Another example. You have a real job now. Your product manager (PM) gives you a task to do. It seems straight forward, so you tell her that you'll have it done by the end of the week. You go into the code that your going to improve. Turns out it was made by a developer on another team. Your not using your communication skills, so you try to read and interpret the code yourself, instead of just asking the other developer about it. It takes you 3 days to interpret and test the code that's already there. The last day of the week, your finally coding a solution. The PM comes to check on you, and you say "I ran into some problems, I need another week". The PM says you can't have another week, I told the customer they'd have it today! She makes an exception and tells the customer it'll be out next week. Next week you finish the code, turn it in. It goes to a Quality Assurer (QA). They start testing it, and it turns out there was a test case you didn't think of. You could have talked to the QA and made sure you were covering the test cases as you went... but you didn't. They send the code back because its buggy. Its Friday again. PM comes over. You don't have the code. You tell her you'll definitely have it by next week. So it's next week, everything's working, you covered all the test cases. Oh no! Its broken again, what happened!? Some one pushed something that broke it! They didn't know you were working on something that used that code. Who pushed the code? You find out. Instead of talking to them and seeing what they were trying to accomplish, you go into their code and fix it. You push your code. QA and PM are happy. In a meeting the next week, everyone is going crazy because a big new feature was released (not yours) and its broken because someone not on that team modified it. The company is losing money and reputation. They trace it back to you. You're fired over this.

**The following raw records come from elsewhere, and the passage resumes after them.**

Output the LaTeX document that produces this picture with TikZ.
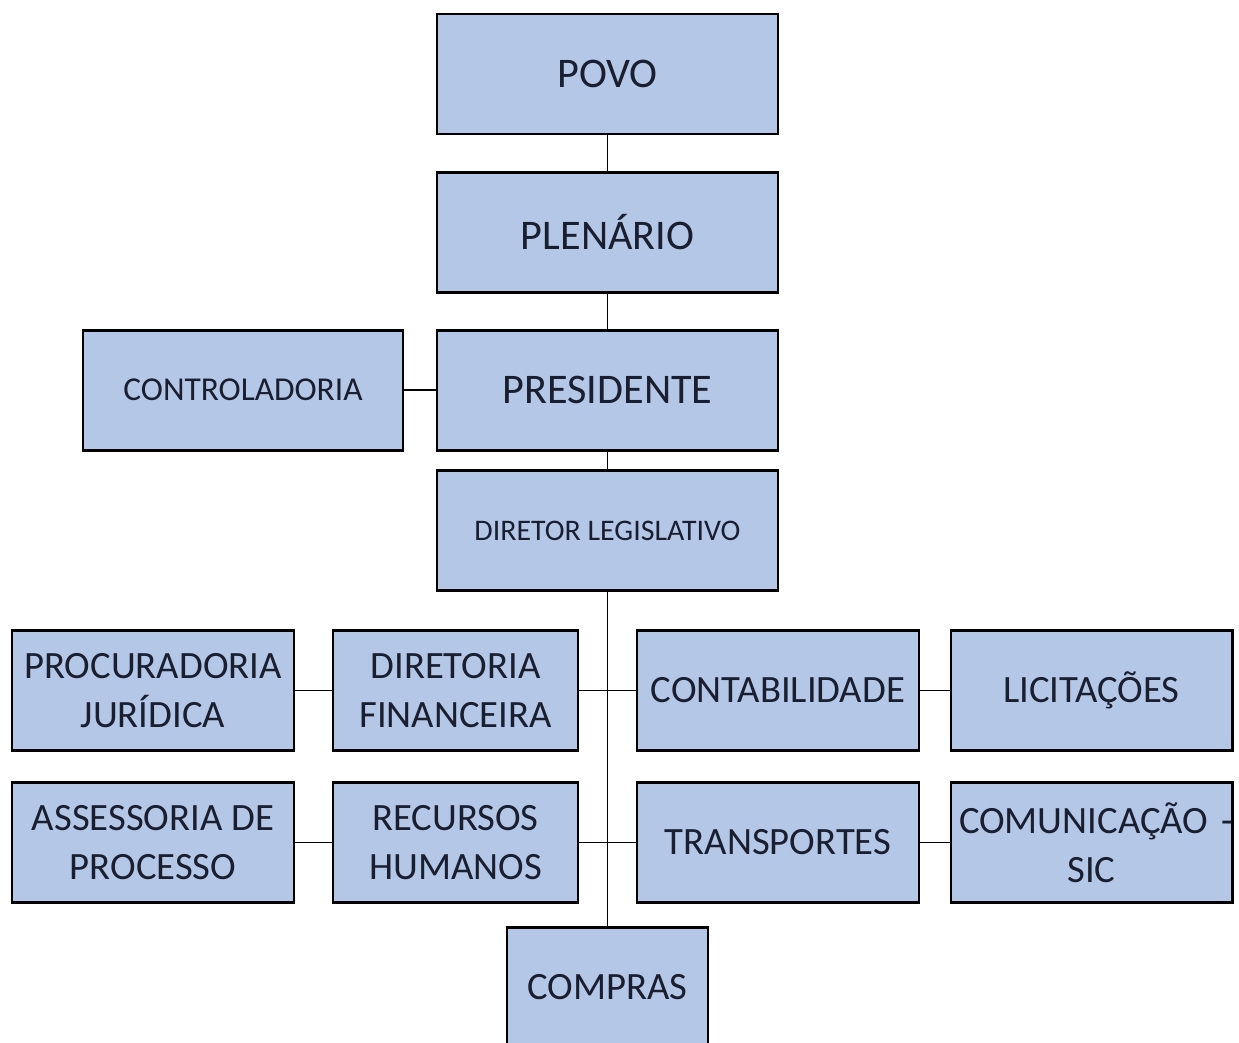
\documentclass[tikz,border=0pt]{standalone}
\usepackage{fontspec}
\setmainfont{Carlito}
\usepackage{tikz}

\definecolor{boxfill}{RGB}{180,199,231}
\definecolor{boxtext}{RGB}{25,30,48}

\begin{document}
\begin{tikzpicture}[
    orgbox/.style={draw=black, line width=1.7pt, fill=boxfill, text=boxtext,
      inner sep=0pt, align=center, minimum height=2.4cm},
    bigtext/.style={font=\fontsize{24}{28}\selectfont},
    midtext/.style={font=\fontsize{19}{22}\selectfont},
    smalltext/.style={font=\fontsize{17}{20}\selectfont},
    rowtext/.style={font=\fontsize{22}{28}\selectfont},
    link/.style={draw=black, line width=0.9pt}
  ]
    \useasboundingbox (0,0) rectangle (24.78cm,-20.86cm);
    \clip (0,0) rectangle (24.78cm,-20.86cm);

    % top chain
    \node[orgbox, bigtext, minimum width=6.82cm] (povo) at (12.15cm,-1.48cm) {POVO};
    \node[orgbox, bigtext, minimum width=6.82cm] (plenario) at (12.15cm,-4.65cm) {PLENÁRIO};
    \node[orgbox, bigtext, minimum width=6.82cm] (presidente) at (12.15cm,-7.80cm) {PRESIDENTE};
    \node[orgbox, midtext, minimum width=6.40cm] (controladoria) at (4.86cm,-7.80cm) {CONTROLADORIA};
    \node[orgbox, smalltext, minimum width=6.82cm] (diretor) at (12.15cm,-10.61cm) {DIRETOR LEGISLATIVO};

    % first row
    \node[orgbox, rowtext, minimum width=5.64cm] (procuradoria) at (3.06cm,-13.81cm) {PROCURADORIA\\JURÍDICA};
    \node[orgbox, rowtext, minimum width=4.90cm] (financeira) at (9.11cm,-13.81cm) {DIRETORIA\\FINANCEIRA};
    \node[orgbox, rowtext, minimum width=5.64cm] (contabilidade) at (15.56cm,-13.81cm) {CONTABILIDADE};
    \node[orgbox, rowtext, minimum width=5.62cm] (licitacoes) at (21.83cm,-13.81cm) {LICITAÇÕES};

    % second row
    \node[orgbox, rowtext, minimum width=5.64cm] (assessoria) at (3.06cm,-16.85cm) {ASSESSORIA DE\\PROCESSO};
    \node[orgbox, rowtext, minimum width=4.90cm] (recursos) at (9.11cm,-16.85cm) {RECURSOS\\HUMANOS};
    \node[orgbox, rowtext, minimum width=5.64cm] (transportes) at (15.56cm,-16.85cm) {TRANSPORTES};
    \node[orgbox, rowtext, text width=5.62cm] (comunicacao) at (21.83cm,-16.85cm) {\mbox{\hspace{0.16cm}COMUNICAÇÃO -}\\SIC};

    \node[orgbox, rowtext, minimum width=4.02cm] (compras) at (12.15cm,-19.74cm) {COMPRAS};

    % connectors
    \draw[link] (povo.south) -- (plenario.north);
    \draw[link] (plenario.south) -- (presidente.north);
    \draw[link] (presidente.west) -- (controladoria.east);
    \draw[link] (presidente.south) -- (diretor.north);
    \draw[link] (diretor.south) -- (compras.north);
    \draw[link] (procuradoria.east) -- (financeira.west);
    \draw[link] (financeira.east) -- (contabilidade.west);
    \draw[link] (contabilidade.east) -- (licitacoes.west);
    \draw[link] (assessoria.east) -- (recursos.west);
    \draw[link] (recursos.east) -- (transportes.west);
    \draw[link] (transportes.east) -- (comunicacao.west);
\end{tikzpicture}
\end{document}
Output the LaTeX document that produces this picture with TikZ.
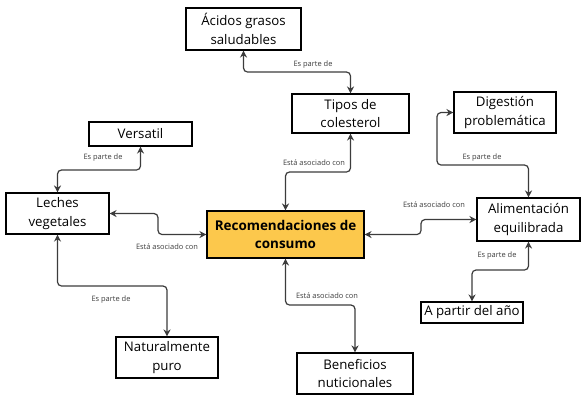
\documentclass[tikz,border=0pt]{standalone}
\usepackage{fontspec}
\setmainfont{Open Sans}
\usetikzlibrary{arrows.meta}
\definecolor{gold}{RGB}{252,200,76}
\definecolor{conn}{RGB}{60,60,60}
\begin{document}
\begin{tikzpicture}[x=1bp,y=-1bp,
  box/.style={draw=black,line width=1.1bp,fill=white,inner sep=0pt,align=center,font=\fontsize{13.3}{18.5}\selectfont},
  mainbox/.style={box,fill=gold,font=\fontsize{13.5}{18.5}\selectfont\bfseries},
  conn/.style={draw=conn,line width=1.2bp,rounded corners=4bp,{Stealth[length=7bp,width=7bp]}-{Stealth[length=7bp,width=7bp]}},
  lbl/.style={font=\fontsize{7.5}{9}\selectfont,text=conn,inner sep=1bp}]
\useasboundingbox (0,0) rectangle (588,400);
\fill[white] (0,0) rectangle (588,400);
% nodes
\node[box,minimum width=115bp,minimum height=42bp] (acidos) at (243.5,29) {Ácidos grasos\\saludables};
\node[box,minimum width=117bp,minimum height=39bp] (tipos) at (350.5,113.5) {Tipos de\\colesterol};
\node[box,minimum width=102bp,minimum height=41bp] (dig) at (505,112.5) {Digestión\\problemática};
\node[box,minimum width=103bp,minimum height=24bp] (vers) at (140.5,134) {Versatil};
\node[box,minimum width=103bp,minimum height=41bp] (leches) at (57.5,213.5) {Leches\\vegetales};
\node[mainbox,minimum width=157bp,minimum height=47bp] (rec) at (285.5,234.5) {Recomendaciones de\\consumo};
\node[box,minimum width=103bp,minimum height=43bp] (alim) at (528.5,219.5) {Alimentación\\equilibrada};
\node[box,minimum width=102bp,minimum height=21bp] (apartir) at (472,312.5) {A partir del año};
\node[box,minimum width=102bp,minimum height=41bp] (nat) at (167,357.5) {Naturalmente\\puro};
\node[box,minimum width=116bp,minimum height=41bp] (ben) at (355,373.5) {Beneficios\\nuticionales};
% bend coordinates
\coordinate (c1) at (300,72);
\coordinate (c2) at (300,172);
\coordinate (c3) at (100,170);
\coordinate (c4) at (158,224);
\coordinate (c5) at (100,286);
\coordinate (c6) at (320,305);
\coordinate (c7) at (421,226);
\coordinate (c8) at (437,165);
\coordinate (c9) at (500,270);
% connectors
\draw[conn] (tipos.north) -- (tipos.north |- c1) -| (acidos.south);
\draw[conn] (rec.north) -- (rec.north |- c2) -| (tipos.south);
\draw[conn] (vers.south) -- (vers.south |- c3) -| (leches.north);
\draw[conn] (leches.east) -- (leches.east -| c4) |- (rec.west);
\draw[conn] (leches.south) -- (leches.south |- c5) -| (nat.north);
\draw[conn] (rec.south) -- (rec.south |- c6) -| (ben.north);
\draw[conn] (rec.east) -- (rec.east -| c7) |- (alim.west);
\draw[conn] (dig.west) -- (dig.west -| c8) -- (c8) -| (alim.north);
\draw[conn] (alim.south) -- (alim.south |- c9) -| (apartir.north);
% labels
\node[lbl] (l1) at (313,65) {Es parte de};
\node[lbl] (l2) at (314,163) {Está asociado con};
\node[lbl] (l3) at (103,158) {Es parte de};
\node[lbl] (l4) at (167,247) {Está asociado con};
\node[lbl] (l5) at (111,300) {Es parte de};
\node[lbl] (l6) at (327,296) {Está asociado con};
\node[lbl] (l7) at (434,205) {Está asociado con};
\node[lbl] (l8) at (482,158) {Es parte de};
\node[lbl] (l9) at (497,256) {Es parte de};
\end{tikzpicture}
\end{document}
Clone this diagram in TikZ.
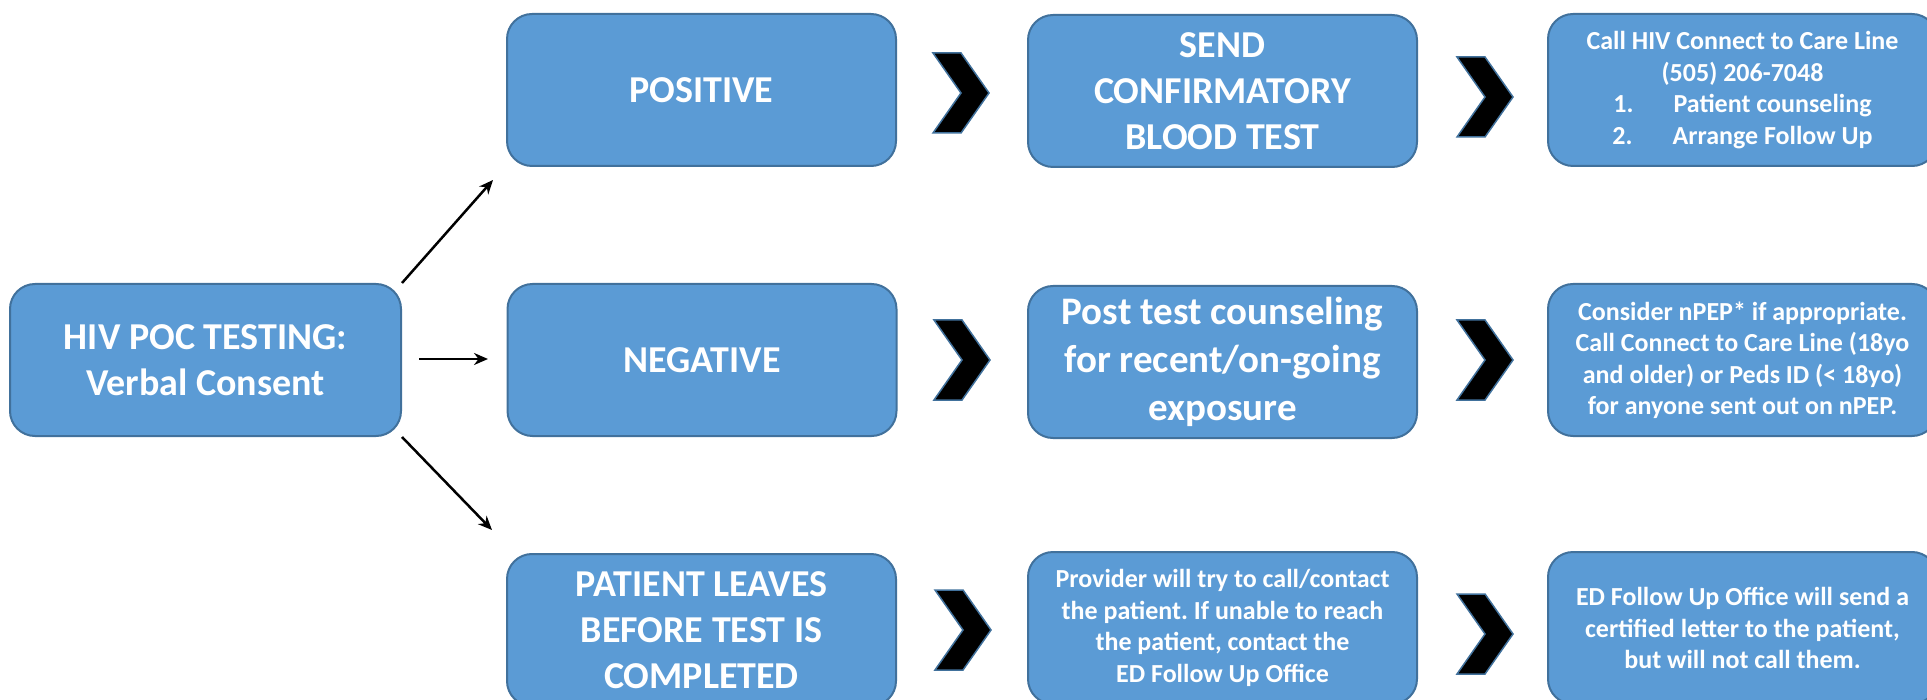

This is a lesson I've had to learn myself at my job. If I run into a problem now, I tell someone. I ask for help. I let people know things might be late. I reach out to other teams to make sure my code won't effect them. And I document my code so that when others need to work with it, it is easy for them. This is what makes me a good software engineer, and not just a good coder. Companies are aware of this, and most won't higher someone without good communication skills.